Twenty pension funds, insurers, trustees, and advisers have signed up as founding signatories to the Sustainability Principles Charter, which aims to promote greater transparency, reporting, and engagement around sustainability in the bulk annuity process (BPA).
This process was launched by Accounting for Sustainability (A4S) on 30 January.
A4S’s charter specifies that it seeks to align expectations around sustainability within the bulk annuity process. “It sets out clear principles to drive greater transparency, reporting and engagement before, during and after a buy-out or buy-in transaction between pension funds and insurers,” said the press release on the launch.
The reasons for launch of the charter include that the majority of occupational defined benefit (DB) pension schemes in the UK, representing £1.4 trillion in assets under management, are now closed, with many maturing on a path that considers transacting with a pension insurer.

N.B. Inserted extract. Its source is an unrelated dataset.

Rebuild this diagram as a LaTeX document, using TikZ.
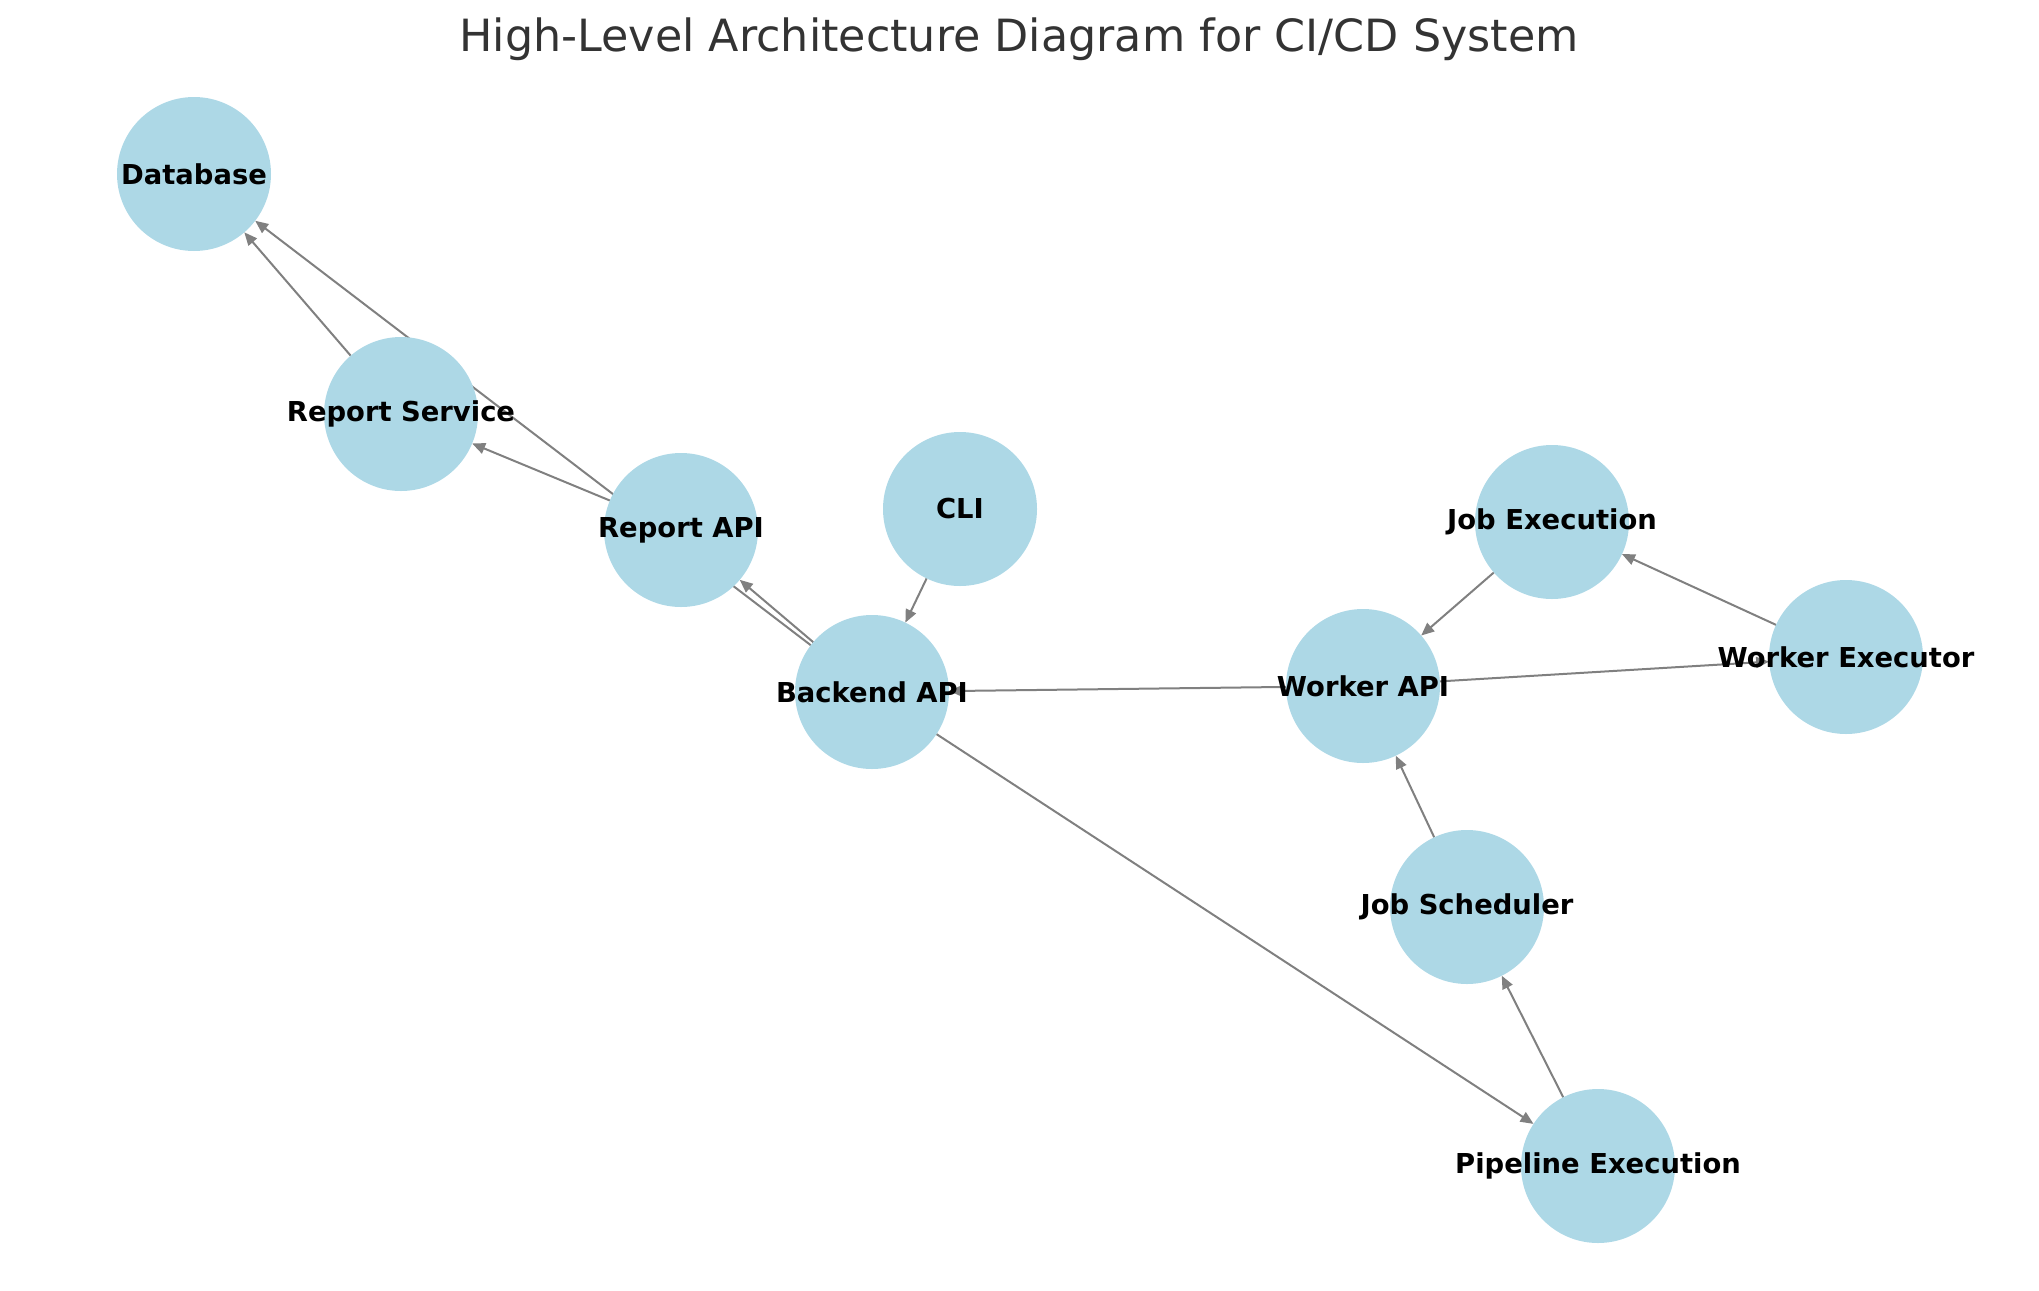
\documentclass[tikz,border=0pt]{standalone}
\usepackage{fontspec}
\setmainfont{DejaVu Sans}
\usetikzlibrary{arrows.meta,backgrounds}
\definecolor{nodeblue}{HTML}{ADD8E6}
\definecolor{edgegray}{HTML}{808080}
\definecolor{titlegray}{HTML}{333333}
\tikzset{
  nodec/.style={circle,fill=nodeblue,draw=none,minimum size=77pt,inner sep=0pt,outer sep=0pt},
  lbl/.style={font=\fontsize{13.7pt}{16pt}\selectfont\bfseries,text=black,inner sep=0pt},
  edge/.style={draw=edgegray,line width=1pt,-{Triangle[length=6.5pt,width=5.5pt]}},
  ttl/.style={font=\fontsize{22.2pt}{26pt}\selectfont,text=titlegray,inner sep=0pt}
}
\begin{document}
\begin{tikzpicture}[x=0.5pt,y=-0.5pt]
\useasboundingbox (0,0) rectangle (2039,1290);
\node[ttl] (title) at (1019,39) {High-Level Architecture Diagram for CI/CD System};
% nodes
\node[nodec] (db)   at (194,174)  {};
\node[nodec] (rs)   at (401,414)  {};
\node[nodec] (rapi) at (681,530)  {};
\node[nodec] (cli)  at (960,509)  {};
\node[nodec] (bapi) at (872,692)  {};
\node[nodec] (je)   at (1552,522) {};
\node[nodec] (wapi) at (1363,686) {};
\node[nodec] (we)   at (1846,657) {};
\node[nodec] (js)   at (1467,907) {};
\node[nodec] (pe)   at (1598,1166) {};
% edges
\begin{scope}[on background layer]
\draw[edge] (cli) -- (bapi);
\draw[edge] (bapi) -- (rapi);
\draw[edge] (bapi) -- (db);
\draw[edge] (rapi) -- (rs);
\draw[edge] (rs) -- (db);
\draw[edge] (wapi) -- (bapi);
\draw[edge] (wapi) -- (we);
\draw[edge] (we) -- (je);
\draw[edge] (je) -- (wapi);
\draw[edge] (js) -- (wapi);
\draw[edge] (pe) -- (js);
\draw[edge] (bapi) -- (pe);
\end{scope}
% labels
\node[lbl] at (db)   {Database};
\node[lbl] at (rs)   {Report Service};
\node[lbl] at (rapi) {Report API};
\node[lbl] at (cli)  {CLI};
\node[lbl] at (bapi) {Backend API};
\node[lbl] at (je)   {Job Execution};
\node[lbl] at (wapi) {Worker API};
\node[lbl] at (we)   {Worker Executor};
\node[lbl] at (js)   {Job Scheduler};
\node[lbl] at (pe)   {Pipeline Execution};
\end{tikzpicture}
\end{document}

“Insurers, as well as pension funds and advisers, therefore, play an increasingly important role in ensuring that pension investments are both resilient to the climate, nature and social crises that we face, as well as playing an active role in investing in a more sustainable world for pension members to retire into,” the release said.
“Pension schemes require transparency during the bulk annuity process –
before, during and after the point of transaction."
Kerry King, A4S’s Director of Capital Markets, said that many DB schemes have made sustainability-related commitments to their members; this is why the charter was important, to set levels of behaviour and commitment by the industry.
“Pension schemes, therefore, require transparency during the bulk annuity process – before, during and after the point of transaction – on how the insurer considers these commitments and ensures the schemes’ assets will continue being resilient to the growing threats from climate change and other sustainability challenges” said King. “In addition, insurers welcome guidance from pension schemes and their advisers as to the information that will be valued as part of the process.”
The four key principles of the charter are:
1. Transparency: Transparency of values, principles, and investment beliefs in relation to sustainability, as well as ongoing commitments that may guide future policy and practice affecting sustainability approaches.
2. Decision making: Evidence and understanding of how sustainability considerations are incorporated into investment analysis and decision-making processes and investment stewardship activity.
3. Reporting and Engagement: Ongoing reporting and engagement to key stakeholders on sustainability commitments beyond the point of transaction.
4. Collaboration: Commitment to ongoing engagement across the pension sector as responsible investment best practices evolves.
Major pension funds – Aviva, Just Group, The Church of England Pensions Board, and Railpen to name a few (a full list can be found here) – have brought together pension funds, insurers, pension advisers, and the regulatory community to produce a Sustainability Principles Charter for the bulk annuity process.
“This charter will promote transparency and raise the standards of sustainability
that pension schemes can expect from their risk transfer partner."
Also among the signatories is Pension Insurance Corporation (PIC), a specialist insurer of defined benefit pension funds.
“PIC is proud to be considered as a founding signatory to the Sustainability Principles Charter for the BPA process,” said Cléo Fitzsimons, Head of Sustainability, PIC. “We believe that this charter will help promote transparency and raise the standards of sustainability that pension schemes can expect from their risk transfer partner. We also believe that the charter will simplify reporting throughout the BPA process given its focus on the Matching Adjustment assets that directly back pension scheme liabilities.”
In October last year, Fitzsimons told Insurance Investor that the definition of ‘good’ stewardship has changed in the past few years and there is more demand on the actions a company takes in order to be viewed as doing good and achieving top results. “The industry now refers to the definition provided by the Financial Reporting Council (FRC) and behaviour is aligned with the expectations of the FRC’s UK Stewardship Code, of which PIC is a signatory,” she said, as an example.
“The UK Stewardship Code informs the industry on what high standards of Stewardship look like. There are also initiatives like the UN Principles for Responsible Investment (UNPRI), which helps set the tone for high standards and collaborative behaviour. Before such initiatives, everyone was doing their own thing in an uncoordinated fashion. This is much more efficient for all parties,” Fitzsimons added.